This year’s two big Greek-American anniversaries, the one hundred years since the official establishment of the Greek Orthodox Archdiocese and AHEPA in 1922, were somewhat overshadowed by the bicentennial of the Greek revolution and the somber centenary of the Asia Minor Disaster.
Yet one event earlier in October stands out. Hellenic College/Holy Cross organized a very successful two-day conference on the one-hundred-year history of the Greek Orthodox Archdiocese of America at the Maliotis Cultural Center on its campus in Brookline, MA. Unfortunately, the conference was overshadowed by the visit of the Patriarch of Alexandria Theodoros II and the annual meeting of the Archons, the members of the Order of Saint Andrew, in New York.
The conference was put together by Archimandrite Anton Vrame (whom everyone addressed as Fr. Tony) and Dr. James Skedros, both of whom teach at HCHC. There were twenty-five speakers, about half were academics and researchers, the other half clerics, including Metropolitan Cleopas of Sweden.
I had the distinct honor of delivering the keynote address on the interrelationship of the Church and the Greek-American community in the twentieth century.
A while ago, when I was working on a book about the history of Greek Orthodoxy in America and its place in Greek American life, I became keenly aware of the lack of in-depth studies of the Church’s history. It was therefore a pleasant surprise to be listening to fact-based and critically-minded presentations which addressed both the good periods as well as the not so good periods of that history. By this I do not mean there was full-scale revisionism of the accepted narrative of the Church’s historical trajectory. There were celebratory exclamation marks in several presentations. But by no means was the conference an exercise in panegyrics – instead it was a collective, serious reflection on the Archdiocese’s evolution.
The topics addressed were varied and the presentations generated lively questions and answers. The first panel was on governance issues that was made up of James Skedros, the Archimandrite Bartholomew Mercado, Professor Alexandros Kyrou, Fr. Alkiviadis Calivas, and the Rev. Dr. Patrick Viscuso addressed the Archdiocese’s early history and the role of leaders such as Ecumenical Patriarch Meletios, Metropolitan Damaskinos who paved the way for Archbishop Athenagoras, and canonical issues of Church governance. The second panel, which included Fr. Luke Veronis, Dr. Fevronia Soumakis, and Professor Aristotle Michopoulos reminded the audience of the missionary work the Archdiocese conducts, the role of women in what appears to outsiders as an organization that relies exclusively on the service of men, and the huge and very difficult task of promoting the Greek language which the Greek Orthodox Church shoulders in America.
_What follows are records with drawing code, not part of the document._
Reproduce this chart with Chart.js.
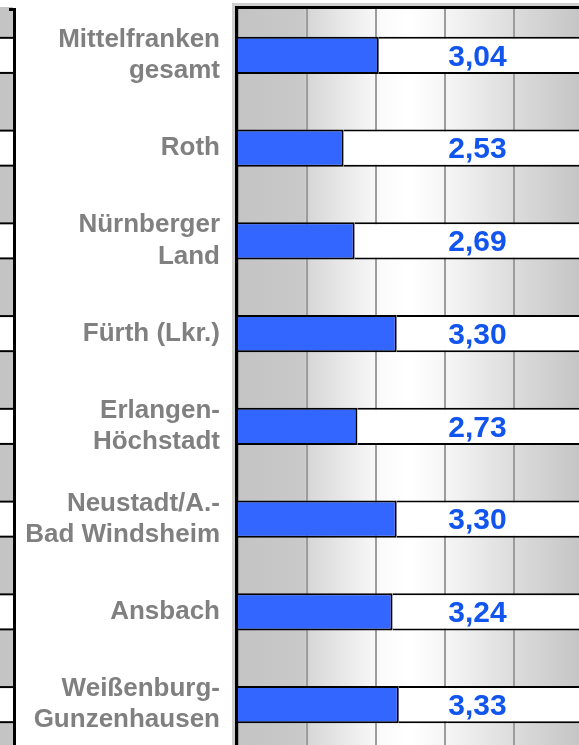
<!DOCTYPE html>
<html>
<head>
<meta charset="utf-8">
<script src="https://cdn.jsdelivr.net/npm/chart.js@4"></script>
<style>
  html, body { margin: 0; padding: 0; background: #fff; overflow: hidden; }
  #wrap { width: 600px; height: 760px; }
</style>
</head>
<body>
<div id="wrap"><canvas id="chart" width="600" height="760"></canvas></div>
<script>
// Data
const categories = [
    ['Mittelfranken', 'gesamt'],
    'Roth',
    ['Nürnberger', 'Land'],
    'Fürth (Lkr.)',
    ['Erlangen-', 'Höchstadt'],
    ['Neustadt/A.-', 'Bad Windsheim'],
    'Ansbach',
    ['Weißenburg-', 'Gunzenhausen']
];
const values = [3.04, 2.53, 2.69, 3.30, 2.73, 3.30, 3.24, 3.33];
const xMin = 1;
const xMax = 6;
const xStep = 1;
const labelPos = 4.47; // value labels sit in a fixed column

const fontFamily = "'Liberation Sans', Arial, Helvetica, sans-serif";

// gradient plot background + neighbouring chart strip on the left
const backgroundPlugin = {
    id: 'background',
    beforeDraw(chart) {
        const ctx = chart.ctx;
        const a = chart.chartArea;
        const y = chart.scales.y;
        ctx.save();

        // shadow line round the frame
        ctx.fillStyle = '#cfcfcf';
        ctx.fillRect(a.left - 6, a.top - 3, 3, a.bottom - a.top + 3);
        ctx.fillRect(a.left - 6, a.top - 6, a.right - a.left + 6, 3);

        const g = ctx.createLinearGradient(a.left, 0, a.right, 0);
        g.addColorStop(0, '#c4c4c4');
        g.addColorStop(0.19, '#c9c9c9');
        g.addColorStop(0.21, '#d8d8d8');
        g.addColorStop(0.42, '#fbfbfb');
        g.addColorStop(0.5, '#ffffff');
        g.addColorStop(0.6, '#f6f6f6');
        g.addColorStop(0.8, '#dcdcdc');
        g.addColorStop(1, '#c4c4c4');
        ctx.fillStyle = g;
        ctx.fillRect(a.left, a.top, a.right - a.left, a.bottom - a.top);

        // right edge of the neighbouring chart
        const stripRight = 13;
        ctx.fillStyle = '#c4c4c4';
        ctx.fillRect(0, a.top - 2, stripRight, a.bottom - a.top + 2);
        const band = (a.bottom - a.top) / categories.length;
        const h = band * 0.4;
        categories.forEach((c, i) => {
            const cy = y.getPixelForValue(i);
            ctx.fillStyle = '#ffffff';
            ctx.fillRect(0, cy - h / 2, stripRight, h);
            ctx.fillStyle = '#000000';
            ctx.fillRect(0, cy - h / 2, stripRight, 2);
            ctx.fillRect(0, cy + h / 2 - 2, stripRight, 2);
        });
        ctx.fillStyle = '#000000';
        ctx.fillRect(stripRight, a.top - 1, 3, a.bottom - a.top + 1);
        ctx.fillRect(stripRight - 4, a.top - 1, 6, 3);
        ctx.restore();
    },
    afterDatasetsDraw(chart) {
        const ctx = chart.ctx;
        const a = chart.chartArea;
        ctx.save();
        ctx.fillStyle = '#000000';
        ctx.fillRect(a.left - 3, a.top - 3, 3, a.bottom - a.top + 3);
        ctx.fillRect(a.left - 3, a.top - 3, a.right - a.left + 3, 3);
        ctx.restore();
    }
};

const valueLabels = {
    id: 'valueLabels',
    afterDatasetsDraw(chart) {
        const ctx = chart.ctx;
        const x = chart.scales.x.getPixelForValue(labelPos);
        ctx.save();
        ctx.font = 'bold 30px ' + fontFamily;
        ctx.fillStyle = '#1155ee';
        ctx.textAlign = 'center';
        ctx.textBaseline = 'middle';
        values.forEach((v, i) => {
            const y = chart.scales.y.getPixelForValue(i);
            ctx.fillText(v.toFixed(2).replace('.', ','), x, y + 2);
        });
        ctx.restore();
    }
};

new Chart(document.getElementById('chart'), {
    type: 'bar',
    data: {
        labels: categories,
        datasets: [
            {
                data: values,
                backgroundColor: '#3366ff',
                borderColor: '#000000',
                borderWidth: 2,
                grouped: false,
                clip: 0,
                order: 1
            },
            {
                data: values.map(v => [v, xMax]),
                backgroundColor: '#ffffff',
                borderColor: '#000000',
                borderWidth: 2,
                grouped: false,
                clip: 0,
                order: 2
            }
        ]
    },
    options: {
        indexAxis: 'y',
        responsive: false,
        animation: false,
        categoryPercentage: 1,
        barPercentage: 0.4,
        layout: {
            padding: { top: 9, right: 17, bottom: 9, left: 0 }
        },
        plugins: {
            legend: { display: false },
            tooltip: { enabled: false }
        },
        scales: {
            x: {
                min: xMin,
                max: xMax,
                ticks: { display: false, stepSize: xStep },
                border: { display: false },
                grid: {
                    color: '#9c9c9c',
                    lineWidth: 2,
                    drawTicks: false
                },
                afterFit(scale) {
                    scale.height = 0;
                    scale.paddingLeft = 0;
                    scale.paddingRight = 0;
                }
            },
            y: {
                border: { display: false },
                grid: { display: false, drawTicks: false },
                ticks: {
                    padding: 18,
                    color: '#808080',
                    font: { family: fontFamily, size: 26, weight: 'bold', lineHeight: 1.2 }
                },
                afterFit(scale) {
                    scale.width = 238;
                    scale.paddingTop = 0;
                    scale.paddingBottom = 0;
                }
            }
        }
    },
    plugins: [backgroundPlugin, valueLabels]
});
</script>
</body>
</html>
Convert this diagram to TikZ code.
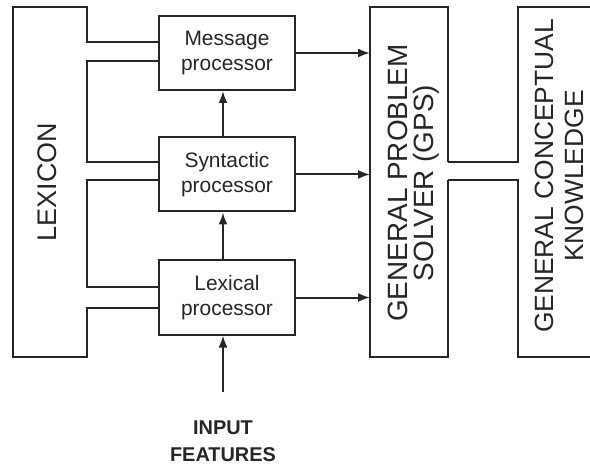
\documentclass[tikz,border=0pt]{standalone}
\usepackage{fontspec}
\setmainfont{Liberation Sans}
\usetikzlibrary{arrows.meta}

\begin{document}
\begin{tikzpicture}[x=1bp,y=-1bp,line width=2bp,color=black!85,
    proc/.style={draw,minimum width=136bp,minimum height=74bp,inner sep=0pt,align=center,font=\fontsize{21}{25}\selectfont},
    big/.style={rotate=90,align=center,inner sep=0pt},
    arr/.style={-{Latex[length=12bp,width=9bp]}}]

\useasboundingbox (0,0) rectangle (590,467);

\node[proc] (msg) at (227,53) {Message\\processor};
\node[proc] (syn) at (227,174.5) {Syntactic\\processor};
\node[proc] (lex) at (227,297.5) {Lexical\\processor};

\node[big,font=\fontsize{27}{28}\selectfont] (lexicon) at (47,182) {LEXICON};
\node[big,font=\fontsize{28}{26}\selectfont] (gps) at (414,183) {GENERAL PROBLEM\\SOLVER (GPS)};
\node[big,font=\fontsize{26.5}{30}\selectfont] (gck) at (559,176) {GENERAL CONCEPTUAL\\KNOWLEDGE};
\node[align=center,inner sep=0pt,font=\bfseries\fontsize{20}{27}\selectfont] (inp) at (223,441) {INPUT\\FEATURES};

\coordinate (gpsw) at (370,0);
\coordinate (inptop) at (223,392);

\draw (160,308) -- (87,308) -- (87,357) -- (13,357) -- (13,7) -- (87,7) -- (87,42) -- (160,42);
\draw (160,61) -- (87,61) -- (87,162) -- (160,162);
\draw (160,180) -- (87,180) -- (87,287) -- (160,287);

\draw (448,162) -- (448,7) -- (370,7) -- (370,357) -- (448,357) -- (448,180);
\draw (448,162) -- (518,162) -- (518,7) -- (600,7);
\draw (448,180) -- (518,180) -- (518,357) -- (600,357);

\draw[arr] (msg.east) -- (msg.east -| gpsw);
\draw[arr] (syn.east) -- (syn.east -| gpsw);
\draw[arr] (lex.east) -- (lex.east -| gpsw);

\draw[arr] ([xshift=-4bp]syn.north) -- ([xshift=-4bp]msg.south);
\draw[arr] ([xshift=-4bp]lex.north) -- ([xshift=-4bp]syn.south);
\draw[arr] (inptop) -- (inptop |- lex.south);

\end{tikzpicture}
\end{document}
One cannot understand the history of the Archdiocese without evaluating the role of its leaders, and the third panel did just that. James Skedros spoke about Archbishop Alexander, who had to deal with the deep political polarization (based on politics in Greece) that had divided Greek-Americans in the 1920s. Matthew Namee spoke about an unknown aspect of Archbishop Athenagoras’ tenure in the 1930s and 1940s, revealing the prelate’s intense identification with America, its values, and policies. Archbishop Michael’s tenure in the 1950s is often forgotten, and Fr. Makarios Niakoros’ paper sought to highlight his many achievements. Dr. Andrew Walsh followed with a balanced, sober assessment of Archbishop Spyridon and Fr. Theodore Stylianopoulos made a strong case for remembering Archbishop Demetrios’ achievements.
In the next panel Professor Aristotle Papanikolaou examined a report on the future generated by the Archdiocese in 1990, Professor Vassiliki Limberis made an eloquent case for the enhanced use of music by the Church to attract young people, and Menios Papadimitriou reflected on Greek Orthodox subjectivity.
The second day began with a panel on the most important figure of Greek Orthodoxy in America, Archbishop Iakovos. The speakers included Metropolitan Cleopas, Fr. Tony Vrame, and Andrew Walsh.
The next panel addressed Orthodox unity and the Rev. Nickolas Apostola spoke about the failed attempt at unity at Ligonier, PA in 1994 and its aftermath while Nick Anton the Director of Operations for the Assembly of Canonical Orthodox Bishops of the USA spoke about the current situation.
The penultimate panel examined varied aspects of the Church’s liturgical life with presentations from Rev. Dr. Stelyios Muskuris on engaging America, Professor George Demakopoulos on an instance of misplaced anti-Jewish rhetoric, Richard Barret on the revival of Byzantine chant, and Metropolitan Gerasimos of San Francisco on translations of the liturgy and services. The last panel addressed the Church’s entanglement in political issues with presentations from Rev. Bohdan Hladio on Ukrainian Orthodoxy, the Rev. Oliver Herbel on the Cold War era, and Mathew Namee on the interpretation of the Ecumenical Patriarchate’s geopolitical jurisdiction.
It was a small-scale conference, more like a workshop, and well worth attending. The proceedings are available on the YouTube channel of the Maliotis Cultural Center.